Proposals, such as merging the Agriculture and Environment Ministries, can threaten a necessary power equilibrium that has to be respected in the context of public policies. In the past few years, the Brazilian Coalition has been working with these ministries with the goal of contributing to these areas public policies so they are in synergy and complementarity. Both agendas (environment and agriculture) are essential to guarantee the balance between environmental conservation and sustainable production, and need to be equally weighted in government’s decision making. Moreover, the Ministry of Environment’s actions go beyond agricultural and forest issues, but they also involve licensing, pollution control, the use of chemical products, water safety, among others. The strengthening of federal institutions, such as IBAMA (Brazilian Institute of the Environment and Renewable Natural Resources) and ICMBio (Chico Mendes Institute for Biodiversity Conservation), is an essential condition to assure the government’s role in this agenda.

In this context, it is crucial to emphasize that the greatest part of deforestation in Brazil comes from illegal activity. Fighting this illegality should be any government’s priority. Therefore, strengthening control authorities – including the Public Prosecution –, remote sensing technologies and data transparency should be guarded as not only means for environmental protection, but also for protecting the great majority of rural producers, who follow the law and suffer from transgressor’s unfair competition. Command and control actions are necessary and desirable to fight illegal deforestation and repress the illegal trade of timber, livestock, grains and other products.

Besides inspecting, the government also needs to implement the Forest Code’s mechanisms, which aim at solving the country’s environmental liabilities and at valuing landowners that follow the legislation and contribute to forest conservation. The Brazilian Coalition was created in a turbulent political moment of the country, in which the actors of the climate, forests and agriculture agendas were disarticulated due to the many divergences over debates that resulted in the approval of the current Forest Code. It was the desire to gather efforts in searching for common goals that mobilized these actors again. Without democracy, dialogue and transparency, this alliance would never have been possible.

Our movement is proof of the value that the democratic exercise of dialogue among the different sectors of society can represent. The more than 180 members, among agribusiness representatives, environmental defense entities, academia and financial sector, don’t share the same point of view, but they believe in the plural dialogue to build bridges, come up with solutions, and search for consensus. For this reason, the Brazilian Coalition cherishes the democratic environment to manifest its members’ point of view, the trust and respect among parties, on behalf of a new economy: based on low carbon emissions, and biodiversity and ecosystems protection.

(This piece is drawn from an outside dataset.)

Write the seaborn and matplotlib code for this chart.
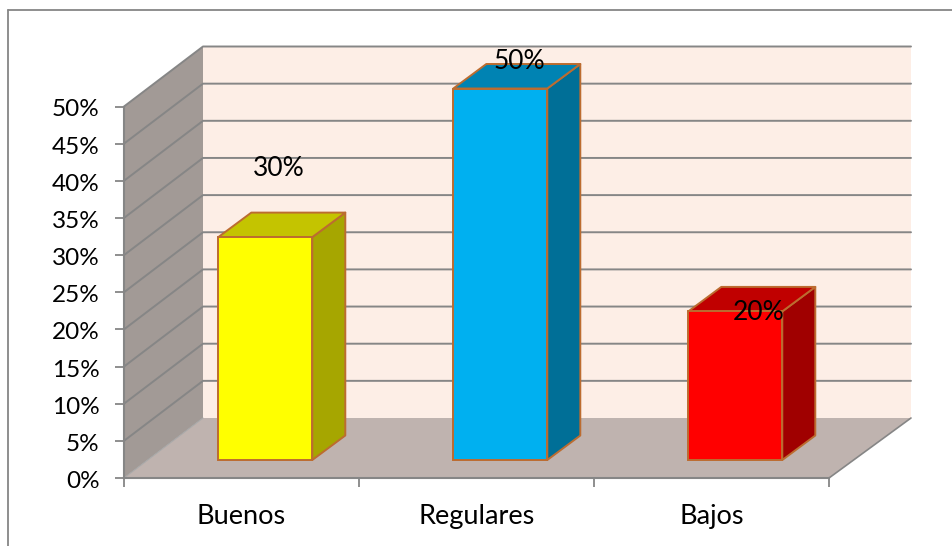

This diversity is the centerpiece to deal with 21st century and climate change’s challenges. Therefore, the respect to public institutions needs to be assured as a guarantee of a free environment for civil society’s activism and, at the same time, favorable to businesses. It is this dynamic that allows the country to listen and answer society’s interests.

Thus, the Brazilian Coalition reaffirms some of its principles, such as the importance of the Paris Agreement, of strengthening the fight against illegalities in the forest sector, of implementing the Forest Code and of democracy. We ask the second round presidential election candidates, Mr. Fernando Haddad and Mr. Jair Bolsonaro, to comply with this letter’s principles and make sure that they will be respected as an agenda of the government; an agenda earned by the Brazilian society. The Brazilian Coalition is a nonpartisan movement that presented 28 proposals to the main candidates of this year’s election. The Coalition will be available to dialogue with the new elected government, willing to contribute to the advance of our agenda and to the country’s sustainable development.